PROBLEM.
Pictures stay out of the copy; set down each line of the listing below exactly.

□ □ □

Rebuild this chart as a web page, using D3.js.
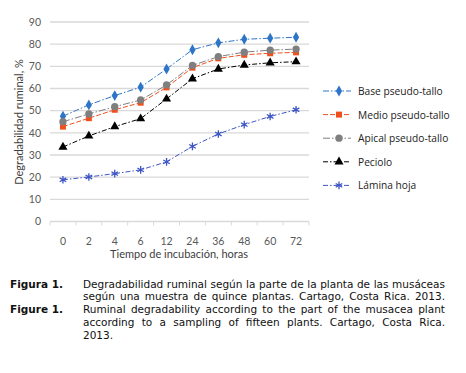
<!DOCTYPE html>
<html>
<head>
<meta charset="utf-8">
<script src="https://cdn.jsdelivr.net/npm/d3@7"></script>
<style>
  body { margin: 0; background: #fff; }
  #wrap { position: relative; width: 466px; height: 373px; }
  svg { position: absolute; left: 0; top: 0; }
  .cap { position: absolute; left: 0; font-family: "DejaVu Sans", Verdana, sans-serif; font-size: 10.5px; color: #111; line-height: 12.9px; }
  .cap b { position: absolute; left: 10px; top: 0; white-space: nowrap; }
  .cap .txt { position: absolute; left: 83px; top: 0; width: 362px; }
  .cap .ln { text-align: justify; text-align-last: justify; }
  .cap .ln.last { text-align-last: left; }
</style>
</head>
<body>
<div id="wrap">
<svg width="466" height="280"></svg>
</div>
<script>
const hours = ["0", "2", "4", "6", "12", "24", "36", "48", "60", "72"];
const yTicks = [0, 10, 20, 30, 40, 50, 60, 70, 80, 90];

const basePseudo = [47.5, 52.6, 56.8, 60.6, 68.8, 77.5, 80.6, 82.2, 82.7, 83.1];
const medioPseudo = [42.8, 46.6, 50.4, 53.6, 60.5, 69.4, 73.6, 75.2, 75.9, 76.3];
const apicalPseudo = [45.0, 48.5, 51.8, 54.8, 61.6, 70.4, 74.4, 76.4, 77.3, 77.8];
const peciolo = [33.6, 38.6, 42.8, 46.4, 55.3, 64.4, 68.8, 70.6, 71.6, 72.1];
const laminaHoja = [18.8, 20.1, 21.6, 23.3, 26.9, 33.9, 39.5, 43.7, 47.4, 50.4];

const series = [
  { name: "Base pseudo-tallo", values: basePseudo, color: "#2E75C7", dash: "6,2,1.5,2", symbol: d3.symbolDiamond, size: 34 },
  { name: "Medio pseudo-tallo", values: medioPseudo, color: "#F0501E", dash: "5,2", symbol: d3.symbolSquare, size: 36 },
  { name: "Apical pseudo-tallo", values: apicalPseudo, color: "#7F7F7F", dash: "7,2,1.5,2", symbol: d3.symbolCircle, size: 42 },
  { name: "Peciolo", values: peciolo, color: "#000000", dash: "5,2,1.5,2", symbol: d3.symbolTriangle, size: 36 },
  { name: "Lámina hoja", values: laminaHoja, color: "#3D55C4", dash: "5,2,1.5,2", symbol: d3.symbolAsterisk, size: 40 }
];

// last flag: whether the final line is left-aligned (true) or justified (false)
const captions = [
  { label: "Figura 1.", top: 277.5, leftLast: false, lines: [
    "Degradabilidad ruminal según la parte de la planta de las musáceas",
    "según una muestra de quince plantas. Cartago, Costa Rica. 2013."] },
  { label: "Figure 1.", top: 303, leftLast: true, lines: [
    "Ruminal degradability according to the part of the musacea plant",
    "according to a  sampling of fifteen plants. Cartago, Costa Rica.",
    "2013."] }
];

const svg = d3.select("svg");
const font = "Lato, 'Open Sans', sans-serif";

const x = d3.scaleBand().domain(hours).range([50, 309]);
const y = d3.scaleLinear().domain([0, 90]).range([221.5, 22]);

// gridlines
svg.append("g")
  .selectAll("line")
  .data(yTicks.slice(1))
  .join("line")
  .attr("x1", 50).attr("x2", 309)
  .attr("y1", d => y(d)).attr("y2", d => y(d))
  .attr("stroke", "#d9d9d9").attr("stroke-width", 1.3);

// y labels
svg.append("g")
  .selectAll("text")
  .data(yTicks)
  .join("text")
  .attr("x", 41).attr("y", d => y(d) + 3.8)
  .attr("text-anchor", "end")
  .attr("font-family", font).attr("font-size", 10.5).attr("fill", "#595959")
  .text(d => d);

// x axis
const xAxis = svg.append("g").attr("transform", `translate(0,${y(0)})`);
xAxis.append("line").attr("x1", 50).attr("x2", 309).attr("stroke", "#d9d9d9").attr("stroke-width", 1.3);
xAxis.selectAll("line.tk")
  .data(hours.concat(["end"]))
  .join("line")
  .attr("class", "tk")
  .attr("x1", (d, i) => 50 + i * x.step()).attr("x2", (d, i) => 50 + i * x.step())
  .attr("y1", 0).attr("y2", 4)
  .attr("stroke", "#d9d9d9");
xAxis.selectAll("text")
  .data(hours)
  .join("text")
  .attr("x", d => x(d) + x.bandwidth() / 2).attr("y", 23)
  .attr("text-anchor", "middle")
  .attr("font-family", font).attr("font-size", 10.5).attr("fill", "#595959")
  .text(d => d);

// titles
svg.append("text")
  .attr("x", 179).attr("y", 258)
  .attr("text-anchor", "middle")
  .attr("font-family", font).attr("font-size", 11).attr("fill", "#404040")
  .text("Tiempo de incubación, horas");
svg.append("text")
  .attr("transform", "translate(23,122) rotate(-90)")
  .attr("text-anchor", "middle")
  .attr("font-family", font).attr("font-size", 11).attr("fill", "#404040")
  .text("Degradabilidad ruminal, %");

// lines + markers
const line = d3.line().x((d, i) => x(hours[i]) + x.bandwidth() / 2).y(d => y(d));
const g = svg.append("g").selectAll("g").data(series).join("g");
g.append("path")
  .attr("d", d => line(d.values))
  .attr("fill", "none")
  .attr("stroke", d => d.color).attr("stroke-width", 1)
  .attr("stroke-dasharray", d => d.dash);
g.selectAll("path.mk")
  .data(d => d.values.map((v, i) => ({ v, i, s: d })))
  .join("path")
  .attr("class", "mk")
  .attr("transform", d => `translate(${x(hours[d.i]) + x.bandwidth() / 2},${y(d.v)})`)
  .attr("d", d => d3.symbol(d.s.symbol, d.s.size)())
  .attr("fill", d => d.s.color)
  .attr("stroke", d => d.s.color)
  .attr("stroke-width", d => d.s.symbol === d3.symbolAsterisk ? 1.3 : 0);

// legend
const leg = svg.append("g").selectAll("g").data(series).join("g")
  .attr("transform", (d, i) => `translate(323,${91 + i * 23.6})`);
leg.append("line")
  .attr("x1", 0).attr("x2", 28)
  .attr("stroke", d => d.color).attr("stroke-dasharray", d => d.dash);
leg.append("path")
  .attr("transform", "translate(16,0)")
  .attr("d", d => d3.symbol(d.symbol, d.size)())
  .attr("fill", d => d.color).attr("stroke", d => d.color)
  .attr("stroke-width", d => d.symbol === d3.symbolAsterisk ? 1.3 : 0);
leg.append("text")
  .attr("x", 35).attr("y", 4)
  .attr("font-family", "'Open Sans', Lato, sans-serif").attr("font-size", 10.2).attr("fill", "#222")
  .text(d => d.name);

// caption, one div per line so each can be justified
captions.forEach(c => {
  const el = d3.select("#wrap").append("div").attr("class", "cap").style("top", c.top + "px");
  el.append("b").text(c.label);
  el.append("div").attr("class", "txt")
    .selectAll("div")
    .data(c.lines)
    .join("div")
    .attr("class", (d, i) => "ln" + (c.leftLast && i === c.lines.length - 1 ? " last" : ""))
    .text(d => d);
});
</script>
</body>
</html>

□ □ □

TASK RESULT.
Rebuild this chart as a web page, using D3.js.
<!DOCTYPE html>
<html>
<head>
<meta charset="utf-8">
<script src="https://cdn.jsdelivr.net/npm/d3@7"></script>
<style>
  body { margin: 0; background: #fff; }
  #wrap { position: relative; width: 466px; height: 373px; }
  svg { position: absolute; left: 0; top: 0; }
  .cap { position: absolute; left: 0; font-family: "DejaVu Sans", Verdana, sans-serif; font-size: 10.5px; color: #111; line-height: 12.9px; }
  .cap b { position: absolute; left: 10px; top: 0; white-space: nowrap; }
  .cap .txt { position: absolute; left: 83px; top: 0; width: 362px; }
  .cap .ln { text-align: justify; text-align-last: justify; }
  .cap .ln.last { text-align-last: left; }
</style>
</head>
<body>
<div id="wrap">
<svg width="466" height="280"></svg>
</div>
<script>
const hours = ["0", "2", "4", "6", "12", "24", "36", "48", "60", "72"];
const yTicks = [0, 10, 20, 30, 40, 50, 60, 70, 80, 90];

const basePseudo = [47.5, 52.6, 56.8, 60.6, 68.8, 77.5, 80.6, 82.2, 82.7, 83.1];
const medioPseudo = [42.8, 46.6, 50.4, 53.6, 60.5, 69.4, 73.6, 75.2, 75.9, 76.3];
const apicalPseudo = [45.0, 48.5, 51.8, 54.8, 61.6, 70.4, 74.4, 76.4, 77.3, 77.8];
const peciolo = [33.6, 38.6, 42.8, 46.4, 55.3, 64.4, 68.8, 70.6, 71.6, 72.1];
const laminaHoja = [18.8, 20.1, 21.6, 23.3, 26.9, 33.9, 39.5, 43.7, 47.4, 50.4];

const series = [
  { name: "Base pseudo-tallo", values: basePseudo, color: "#2E75C7", dash: "6,2,1.5,2", symbol: d3.symbolDiamond, size: 34 },
  { name: "Medio pseudo-tallo", values: medioPseudo, color: "#F0501E", dash: "5,2", symbol: d3.symbolSquare, size: 36 },
  { name: "Apical pseudo-tallo", values: apicalPseudo, color: "#7F7F7F", dash: "7,2,1.5,2", symbol: d3.symbolCircle, size: 42 },
  { name: "Peciolo", values: peciolo, color: "#000000", dash: "5,2,1.5,2", symbol: d3.symbolTriangle, size: 36 },
  { name: "Lámina hoja", values: laminaHoja, color: "#3D55C4", dash: "5,2,1.5,2", symbol: d3.symbolAsterisk, size: 40 }
];

// last flag: whether the final line is left-aligned (true) or justified (false)
const captions = [
  { label: "Figura 1.", top: 277.5, leftLast: false, lines: [
    "Degradabilidad ruminal según la parte de la planta de las musáceas",
    "según una muestra de quince plantas. Cartago, Costa Rica. 2013."] },
  { label: "Figure 1.", top: 303, leftLast: true, lines: [
    "Ruminal degradability according to the part of the musacea plant",
    "according to a  sampling of fifteen plants. Cartago, Costa Rica.",
    "2013."] }
];

const svg = d3.select("svg");
const font = "Lato, 'Open Sans', sans-serif";

const x = d3.scaleBand().domain(hours).range([50, 309]);
const y = d3.scaleLinear().domain([0, 90]).range([221.5, 22]);

// gridlines
svg.append("g")
  .selectAll("line")
  .data(yTicks.slice(1))
  .join("line")
  .attr("x1", 50).attr("x2", 309)
  .attr("y1", d => y(d)).attr("y2", d => y(d))
  .attr("stroke", "#d9d9d9").attr("stroke-width", 1.3);

// y labels
svg.append("g")
  .selectAll("text")
  .data(yTicks)
  .join("text")
  .attr("x", 41).attr("y", d => y(d) + 3.8)
  .attr("text-anchor", "end")
  .attr("font-family", font).attr("font-size", 10.5).attr("fill", "#595959")
  .text(d => d);

// x axis
const xAxis = svg.append("g").attr("transform", `translate(0,${y(0)})`);
xAxis.append("line").attr("x1", 50).attr("x2", 309).attr("stroke", "#d9d9d9").attr("stroke-width", 1.3);
xAxis.selectAll("line.tk")
  .data(hours.concat(["end"]))
  .join("line")
  .attr("class", "tk")
  .attr("x1", (d, i) => 50 + i * x.step()).attr("x2", (d, i) => 50 + i * x.step())
  .attr("y1", 0).attr("y2", 4)
  .attr("stroke", "#d9d9d9");
xAxis.selectAll("text")
  .data(hours)
  .join("text")
  .attr("x", d => x(d) + x.bandwidth() / 2).attr("y", 23)
  .attr("text-anchor", "middle")
  .attr("font-family", font).attr("font-size", 10.5).attr("fill", "#595959")
  .text(d => d);

// titles
svg.append("text")
  .attr("x", 179).attr("y", 258)
  .attr("text-anchor", "middle")
  .attr("font-family", font).attr("font-size", 11).attr("fill", "#404040")
  .text("Tiempo de incubación, horas");
svg.append("text")
  .attr("transform", "translate(23,122) rotate(-90)")
  .attr("text-anchor", "middle")
  .attr("font-family", font).attr("font-size", 11).attr("fill", "#404040")
  .text("Degradabilidad ruminal, %");

// lines + markers
const line = d3.line().x((d, i) => x(hours[i]) + x.bandwidth() / 2).y(d => y(d));
const g = svg.append("g").selectAll("g").data(series).join("g");
g.append("path")
  .attr("d", d => line(d.values))
  .attr("fill", "none")
  .attr("stroke", d => d.color).attr("stroke-width", 1)
  .attr("stroke-dasharray", d => d.dash);
g.selectAll("path.mk")
  .data(d => d.values.map((v, i) => ({ v, i, s: d })))
  .join("path")
  .attr("class", "mk")
  .attr("transform", d => `translate(${x(hours[d.i]) + x.bandwidth() / 2},${y(d.v)})`)
  .attr("d", d => d3.symbol(d.s.symbol, d.s.size)())
  .attr("fill", d => d.s.color)
  .attr("stroke", d => d.s.color)
  .attr("stroke-width", d => d.s.symbol === d3.symbolAsterisk ? 1.3 : 0);

// legend
const leg = svg.append("g").selectAll("g").data(series).join("g")
  .attr("transform", (d, i) => `translate(323,${91 + i * 23.6})`);
leg.append("line")
  .attr("x1", 0).attr("x2", 28)
  .attr("stroke", d => d.color).attr("stroke-dasharray", d => d.dash);
leg.append("path")
  .attr("transform", "translate(16,0)")
  .attr("d", d => d3.symbol(d.symbol, d.size)())
  .attr("fill", d => d.color).attr("stroke", d => d.color)
  .attr("stroke-width", d => d.symbol === d3.symbolAsterisk ? 1.3 : 0);
leg.append("text")
  .attr("x", 35).attr("y", 4)
  .attr("font-family", "'Open Sans', Lato, sans-serif").attr("font-size", 10.2).attr("fill", "#222")
  .text(d => d.name);

// caption, one div per line so each can be justified
captions.forEach(c => {
  const el = d3.select("#wrap").append("div").attr("class", "cap").style("top", c.top + "px");
  el.append("b").text(c.label);
  el.append("div").attr("class", "txt")
    .selectAll("div")
    .data(c.lines)
    .join("div")
    .attr("class", (d, i) => "ln" + (c.leftLast && i === c.lines.length - 1 ? " last" : ""))
    .text(d => d);
});
</script>
</body>
</html>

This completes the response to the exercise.